Short task >> Repeat all of the data precisely.

--

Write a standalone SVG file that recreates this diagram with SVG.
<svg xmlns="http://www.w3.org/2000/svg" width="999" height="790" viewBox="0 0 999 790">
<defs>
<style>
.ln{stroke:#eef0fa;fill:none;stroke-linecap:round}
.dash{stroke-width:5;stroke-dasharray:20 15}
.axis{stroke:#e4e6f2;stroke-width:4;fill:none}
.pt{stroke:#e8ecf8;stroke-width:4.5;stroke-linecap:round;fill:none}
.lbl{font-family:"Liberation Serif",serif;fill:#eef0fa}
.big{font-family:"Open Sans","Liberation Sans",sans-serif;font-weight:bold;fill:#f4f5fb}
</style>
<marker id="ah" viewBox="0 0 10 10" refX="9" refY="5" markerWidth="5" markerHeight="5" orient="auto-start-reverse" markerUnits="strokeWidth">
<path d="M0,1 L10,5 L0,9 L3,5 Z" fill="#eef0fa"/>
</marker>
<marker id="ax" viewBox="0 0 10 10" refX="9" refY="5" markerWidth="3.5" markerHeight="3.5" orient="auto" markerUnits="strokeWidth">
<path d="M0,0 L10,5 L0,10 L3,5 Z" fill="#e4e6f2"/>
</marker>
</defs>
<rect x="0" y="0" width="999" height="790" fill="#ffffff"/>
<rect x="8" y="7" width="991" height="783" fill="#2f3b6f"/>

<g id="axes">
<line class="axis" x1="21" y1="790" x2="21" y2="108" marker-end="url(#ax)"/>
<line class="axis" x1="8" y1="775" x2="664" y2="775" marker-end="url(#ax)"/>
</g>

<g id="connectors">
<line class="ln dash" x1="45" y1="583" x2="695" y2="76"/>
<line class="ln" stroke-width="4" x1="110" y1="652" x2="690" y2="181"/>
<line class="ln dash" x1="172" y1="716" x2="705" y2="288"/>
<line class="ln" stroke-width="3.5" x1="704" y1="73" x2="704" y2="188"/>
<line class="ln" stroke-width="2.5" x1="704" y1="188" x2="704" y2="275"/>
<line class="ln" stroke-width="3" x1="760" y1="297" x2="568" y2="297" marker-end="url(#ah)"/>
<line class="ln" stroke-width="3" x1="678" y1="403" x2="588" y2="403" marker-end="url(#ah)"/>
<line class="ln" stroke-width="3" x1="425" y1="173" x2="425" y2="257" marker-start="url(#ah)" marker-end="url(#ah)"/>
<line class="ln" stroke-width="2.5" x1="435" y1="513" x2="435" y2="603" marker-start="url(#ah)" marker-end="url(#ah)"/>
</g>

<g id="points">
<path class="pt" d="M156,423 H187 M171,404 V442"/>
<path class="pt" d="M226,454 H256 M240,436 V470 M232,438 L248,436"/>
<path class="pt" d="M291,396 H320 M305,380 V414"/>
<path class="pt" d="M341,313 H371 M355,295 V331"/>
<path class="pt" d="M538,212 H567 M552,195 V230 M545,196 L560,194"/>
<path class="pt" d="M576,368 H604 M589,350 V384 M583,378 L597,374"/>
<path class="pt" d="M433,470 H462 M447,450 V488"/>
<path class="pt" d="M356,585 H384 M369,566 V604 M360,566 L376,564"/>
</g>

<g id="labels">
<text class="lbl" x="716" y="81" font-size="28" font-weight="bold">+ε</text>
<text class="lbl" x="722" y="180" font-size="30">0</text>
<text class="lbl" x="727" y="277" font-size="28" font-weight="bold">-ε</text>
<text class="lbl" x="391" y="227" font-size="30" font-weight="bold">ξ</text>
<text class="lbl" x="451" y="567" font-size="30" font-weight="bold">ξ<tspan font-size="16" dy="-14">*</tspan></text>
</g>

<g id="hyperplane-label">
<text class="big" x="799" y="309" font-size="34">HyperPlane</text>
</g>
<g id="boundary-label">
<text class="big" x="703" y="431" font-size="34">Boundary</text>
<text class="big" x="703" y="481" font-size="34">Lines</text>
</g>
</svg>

--

Solution below >>
Write a standalone SVG file that recreates this diagram with SVG.
<svg xmlns="http://www.w3.org/2000/svg" width="999" height="790" viewBox="0 0 999 790">
<defs>
<style>
.ln{stroke:#eef0fa;fill:none;stroke-linecap:round}
.dash{stroke-width:5;stroke-dasharray:20 15}
.axis{stroke:#e4e6f2;stroke-width:4;fill:none}
.pt{stroke:#e8ecf8;stroke-width:4.5;stroke-linecap:round;fill:none}
.lbl{font-family:"Liberation Serif",serif;fill:#eef0fa}
.big{font-family:"Open Sans","Liberation Sans",sans-serif;font-weight:bold;fill:#f4f5fb}
</style>
<marker id="ah" viewBox="0 0 10 10" refX="9" refY="5" markerWidth="5" markerHeight="5" orient="auto-start-reverse" markerUnits="strokeWidth">
<path d="M0,1 L10,5 L0,9 L3,5 Z" fill="#eef0fa"/>
</marker>
<marker id="ax" viewBox="0 0 10 10" refX="9" refY="5" markerWidth="3.5" markerHeight="3.5" orient="auto" markerUnits="strokeWidth">
<path d="M0,0 L10,5 L0,10 L3,5 Z" fill="#e4e6f2"/>
</marker>
</defs>
<rect x="0" y="0" width="999" height="790" fill="#ffffff"/>
<rect x="8" y="7" width="991" height="783" fill="#2f3b6f"/>

<g id="axes">
<line class="axis" x1="21" y1="790" x2="21" y2="108" marker-end="url(#ax)"/>
<line class="axis" x1="8" y1="775" x2="664" y2="775" marker-end="url(#ax)"/>
</g>

<g id="connectors">
<line class="ln dash" x1="45" y1="583" x2="695" y2="76"/>
<line class="ln" stroke-width="4" x1="110" y1="652" x2="690" y2="181"/>
<line class="ln dash" x1="172" y1="716" x2="705" y2="288"/>
<line class="ln" stroke-width="3.5" x1="704" y1="73" x2="704" y2="188"/>
<line class="ln" stroke-width="2.5" x1="704" y1="188" x2="704" y2="275"/>
<line class="ln" stroke-width="3" x1="760" y1="297" x2="568" y2="297" marker-end="url(#ah)"/>
<line class="ln" stroke-width="3" x1="678" y1="403" x2="588" y2="403" marker-end="url(#ah)"/>
<line class="ln" stroke-width="3" x1="425" y1="173" x2="425" y2="257" marker-start="url(#ah)" marker-end="url(#ah)"/>
<line class="ln" stroke-width="2.5" x1="435" y1="513" x2="435" y2="603" marker-start="url(#ah)" marker-end="url(#ah)"/>
</g>

<g id="points">
<path class="pt" d="M156,423 H187 M171,404 V442"/>
<path class="pt" d="M226,454 H256 M240,436 V470 M232,438 L248,436"/>
<path class="pt" d="M291,396 H320 M305,380 V414"/>
<path class="pt" d="M341,313 H371 M355,295 V331"/>
<path class="pt" d="M538,212 H567 M552,195 V230 M545,196 L560,194"/>
<path class="pt" d="M576,368 H604 M589,350 V384 M583,378 L597,374"/>
<path class="pt" d="M433,470 H462 M447,450 V488"/>
<path class="pt" d="M356,585 H384 M369,566 V604 M360,566 L376,564"/>
</g>

<g id="labels">
<text class="lbl" x="716" y="81" font-size="28" font-weight="bold">+ε</text>
<text class="lbl" x="722" y="180" font-size="30">0</text>
<text class="lbl" x="727" y="277" font-size="28" font-weight="bold">-ε</text>
<text class="lbl" x="391" y="227" font-size="30" font-weight="bold">ξ</text>
<text class="lbl" x="451" y="567" font-size="30" font-weight="bold">ξ<tspan font-size="16" dy="-14">*</tspan></text>
</g>

<g id="hyperplane-label">
<text class="big" x="799" y="309" font-size="34">HyperPlane</text>
</g>
<g id="boundary-label">
<text class="big" x="703" y="431" font-size="34">Boundary</text>
<text class="big" x="703" y="481" font-size="34">Lines</text>
</g>
</svg>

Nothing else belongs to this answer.